_THE EXERCISE:_ Reproduce the lines of the material exactly, excluding every image.

* Start MATERIAL TO PROCESS *

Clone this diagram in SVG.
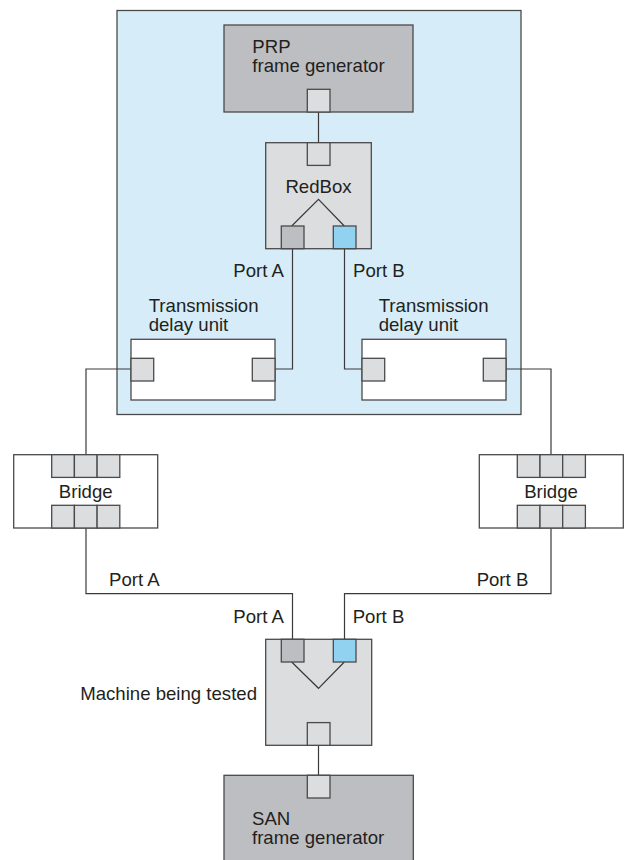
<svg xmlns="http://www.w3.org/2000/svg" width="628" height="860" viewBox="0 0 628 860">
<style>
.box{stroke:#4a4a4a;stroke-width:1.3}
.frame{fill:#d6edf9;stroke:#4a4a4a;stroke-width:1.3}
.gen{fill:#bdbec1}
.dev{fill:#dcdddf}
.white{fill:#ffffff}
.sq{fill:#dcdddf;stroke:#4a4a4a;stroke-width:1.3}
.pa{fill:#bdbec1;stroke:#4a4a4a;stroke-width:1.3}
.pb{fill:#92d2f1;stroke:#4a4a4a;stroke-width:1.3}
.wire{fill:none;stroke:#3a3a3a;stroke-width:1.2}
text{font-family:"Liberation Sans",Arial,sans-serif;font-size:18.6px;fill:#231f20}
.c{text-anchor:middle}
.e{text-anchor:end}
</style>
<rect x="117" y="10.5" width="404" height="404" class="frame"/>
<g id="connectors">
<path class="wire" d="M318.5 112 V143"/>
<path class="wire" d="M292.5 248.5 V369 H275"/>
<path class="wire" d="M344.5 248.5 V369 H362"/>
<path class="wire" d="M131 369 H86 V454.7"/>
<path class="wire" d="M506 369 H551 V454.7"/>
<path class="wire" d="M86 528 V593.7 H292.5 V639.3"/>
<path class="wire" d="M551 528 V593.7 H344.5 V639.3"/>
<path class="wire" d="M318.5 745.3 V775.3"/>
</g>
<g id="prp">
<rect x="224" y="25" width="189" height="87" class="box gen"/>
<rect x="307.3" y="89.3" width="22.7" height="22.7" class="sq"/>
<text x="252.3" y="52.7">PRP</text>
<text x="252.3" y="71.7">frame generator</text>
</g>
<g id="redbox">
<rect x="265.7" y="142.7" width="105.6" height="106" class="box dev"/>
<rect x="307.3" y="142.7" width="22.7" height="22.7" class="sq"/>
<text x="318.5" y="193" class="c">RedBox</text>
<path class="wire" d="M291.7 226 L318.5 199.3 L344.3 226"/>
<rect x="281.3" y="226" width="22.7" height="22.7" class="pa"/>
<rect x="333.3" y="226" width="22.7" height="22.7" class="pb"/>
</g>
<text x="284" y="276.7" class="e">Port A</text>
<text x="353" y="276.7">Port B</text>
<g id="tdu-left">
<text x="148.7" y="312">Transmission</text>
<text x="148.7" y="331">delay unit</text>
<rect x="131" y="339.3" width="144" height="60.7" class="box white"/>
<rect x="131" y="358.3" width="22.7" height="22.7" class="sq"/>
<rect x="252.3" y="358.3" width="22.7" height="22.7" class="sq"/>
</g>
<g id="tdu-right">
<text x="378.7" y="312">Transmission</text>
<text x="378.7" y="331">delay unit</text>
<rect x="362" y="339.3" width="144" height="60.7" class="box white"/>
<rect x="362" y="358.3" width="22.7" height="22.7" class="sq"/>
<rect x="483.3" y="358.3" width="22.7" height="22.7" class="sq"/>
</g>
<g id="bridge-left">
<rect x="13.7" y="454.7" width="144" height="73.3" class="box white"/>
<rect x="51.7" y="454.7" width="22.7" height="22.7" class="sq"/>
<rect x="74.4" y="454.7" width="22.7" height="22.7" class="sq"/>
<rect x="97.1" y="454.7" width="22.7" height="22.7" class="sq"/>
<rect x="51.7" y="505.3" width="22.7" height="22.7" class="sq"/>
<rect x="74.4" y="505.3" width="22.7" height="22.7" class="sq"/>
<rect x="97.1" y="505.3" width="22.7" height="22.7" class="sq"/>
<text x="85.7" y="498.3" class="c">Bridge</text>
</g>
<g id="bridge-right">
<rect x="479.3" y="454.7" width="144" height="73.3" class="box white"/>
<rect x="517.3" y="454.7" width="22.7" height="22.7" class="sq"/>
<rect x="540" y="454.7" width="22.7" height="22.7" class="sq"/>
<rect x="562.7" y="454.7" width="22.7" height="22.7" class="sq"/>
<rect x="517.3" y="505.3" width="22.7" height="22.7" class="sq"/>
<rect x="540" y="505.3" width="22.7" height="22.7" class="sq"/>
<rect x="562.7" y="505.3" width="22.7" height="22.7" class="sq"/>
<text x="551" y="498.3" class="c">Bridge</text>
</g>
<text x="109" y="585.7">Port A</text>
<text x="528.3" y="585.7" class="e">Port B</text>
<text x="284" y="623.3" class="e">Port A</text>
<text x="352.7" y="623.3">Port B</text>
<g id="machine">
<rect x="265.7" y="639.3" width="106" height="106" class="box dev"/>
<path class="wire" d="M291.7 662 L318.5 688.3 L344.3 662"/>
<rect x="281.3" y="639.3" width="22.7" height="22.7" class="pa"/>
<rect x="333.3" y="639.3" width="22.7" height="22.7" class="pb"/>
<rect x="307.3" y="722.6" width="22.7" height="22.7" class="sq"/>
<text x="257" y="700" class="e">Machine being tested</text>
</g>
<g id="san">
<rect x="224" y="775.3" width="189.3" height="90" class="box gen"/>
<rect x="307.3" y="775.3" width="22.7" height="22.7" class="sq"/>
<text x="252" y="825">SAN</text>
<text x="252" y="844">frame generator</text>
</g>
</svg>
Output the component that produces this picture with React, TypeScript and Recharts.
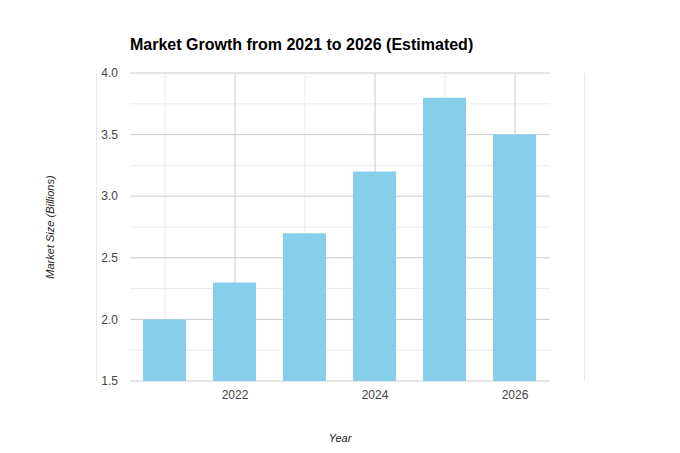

* End MATERIAL TO PROCESS *

_SOLUTION TO THIS TASK:_
Clone this diagram in SVG.
<svg xmlns="http://www.w3.org/2000/svg" width="628" height="860" viewBox="0 0 628 860">
<style>
.box{stroke:#4a4a4a;stroke-width:1.3}
.frame{fill:#d6edf9;stroke:#4a4a4a;stroke-width:1.3}
.gen{fill:#bdbec1}
.dev{fill:#dcdddf}
.white{fill:#ffffff}
.sq{fill:#dcdddf;stroke:#4a4a4a;stroke-width:1.3}
.pa{fill:#bdbec1;stroke:#4a4a4a;stroke-width:1.3}
.pb{fill:#92d2f1;stroke:#4a4a4a;stroke-width:1.3}
.wire{fill:none;stroke:#3a3a3a;stroke-width:1.2}
text{font-family:"Liberation Sans",Arial,sans-serif;font-size:18.6px;fill:#231f20}
.c{text-anchor:middle}
.e{text-anchor:end}
</style>
<rect x="117" y="10.5" width="404" height="404" class="frame"/>
<g id="connectors">
<path class="wire" d="M318.5 112 V143"/>
<path class="wire" d="M292.5 248.5 V369 H275"/>
<path class="wire" d="M344.5 248.5 V369 H362"/>
<path class="wire" d="M131 369 H86 V454.7"/>
<path class="wire" d="M506 369 H551 V454.7"/>
<path class="wire" d="M86 528 V593.7 H292.5 V639.3"/>
<path class="wire" d="M551 528 V593.7 H344.5 V639.3"/>
<path class="wire" d="M318.5 745.3 V775.3"/>
</g>
<g id="prp">
<rect x="224" y="25" width="189" height="87" class="box gen"/>
<rect x="307.3" y="89.3" width="22.7" height="22.7" class="sq"/>
<text x="252.3" y="52.7">PRP</text>
<text x="252.3" y="71.7">frame generator</text>
</g>
<g id="redbox">
<rect x="265.7" y="142.7" width="105.6" height="106" class="box dev"/>
<rect x="307.3" y="142.7" width="22.7" height="22.7" class="sq"/>
<text x="318.5" y="193" class="c">RedBox</text>
<path class="wire" d="M291.7 226 L318.5 199.3 L344.3 226"/>
<rect x="281.3" y="226" width="22.7" height="22.7" class="pa"/>
<rect x="333.3" y="226" width="22.7" height="22.7" class="pb"/>
</g>
<text x="284" y="276.7" class="e">Port A</text>
<text x="353" y="276.7">Port B</text>
<g id="tdu-left">
<text x="148.7" y="312">Transmission</text>
<text x="148.7" y="331">delay unit</text>
<rect x="131" y="339.3" width="144" height="60.7" class="box white"/>
<rect x="131" y="358.3" width="22.7" height="22.7" class="sq"/>
<rect x="252.3" y="358.3" width="22.7" height="22.7" class="sq"/>
</g>
<g id="tdu-right">
<text x="378.7" y="312">Transmission</text>
<text x="378.7" y="331">delay unit</text>
<rect x="362" y="339.3" width="144" height="60.7" class="box white"/>
<rect x="362" y="358.3" width="22.7" height="22.7" class="sq"/>
<rect x="483.3" y="358.3" width="22.7" height="22.7" class="sq"/>
</g>
<g id="bridge-left">
<rect x="13.7" y="454.7" width="144" height="73.3" class="box white"/>
<rect x="51.7" y="454.7" width="22.7" height="22.7" class="sq"/>
<rect x="74.4" y="454.7" width="22.7" height="22.7" class="sq"/>
<rect x="97.1" y="454.7" width="22.7" height="22.7" class="sq"/>
<rect x="51.7" y="505.3" width="22.7" height="22.7" class="sq"/>
<rect x="74.4" y="505.3" width="22.7" height="22.7" class="sq"/>
<rect x="97.1" y="505.3" width="22.7" height="22.7" class="sq"/>
<text x="85.7" y="498.3" class="c">Bridge</text>
</g>
<g id="bridge-right">
<rect x="479.3" y="454.7" width="144" height="73.3" class="box white"/>
<rect x="517.3" y="454.7" width="22.7" height="22.7" class="sq"/>
<rect x="540" y="454.7" width="22.7" height="22.7" class="sq"/>
<rect x="562.7" y="454.7" width="22.7" height="22.7" class="sq"/>
<rect x="517.3" y="505.3" width="22.7" height="22.7" class="sq"/>
<rect x="540" y="505.3" width="22.7" height="22.7" class="sq"/>
<rect x="562.7" y="505.3" width="22.7" height="22.7" class="sq"/>
<text x="551" y="498.3" class="c">Bridge</text>
</g>
<text x="109" y="585.7">Port A</text>
<text x="528.3" y="585.7" class="e">Port B</text>
<text x="284" y="623.3" class="e">Port A</text>
<text x="352.7" y="623.3">Port B</text>
<g id="machine">
<rect x="265.7" y="639.3" width="106" height="106" class="box dev"/>
<path class="wire" d="M291.7 662 L318.5 688.3 L344.3 662"/>
<rect x="281.3" y="639.3" width="22.7" height="22.7" class="pa"/>
<rect x="333.3" y="639.3" width="22.7" height="22.7" class="pb"/>
<rect x="307.3" y="722.6" width="22.7" height="22.7" class="sq"/>
<text x="257" y="700" class="e">Machine being tested</text>
</g>
<g id="san">
<rect x="224" y="775.3" width="189.3" height="90" class="box gen"/>
<rect x="307.3" y="775.3" width="22.7" height="22.7" class="sq"/>
<text x="252" y="825">SAN</text>
<text x="252" y="844">frame generator</text>
</g>
</svg>
Output the component that produces this picture with React, TypeScript and Recharts.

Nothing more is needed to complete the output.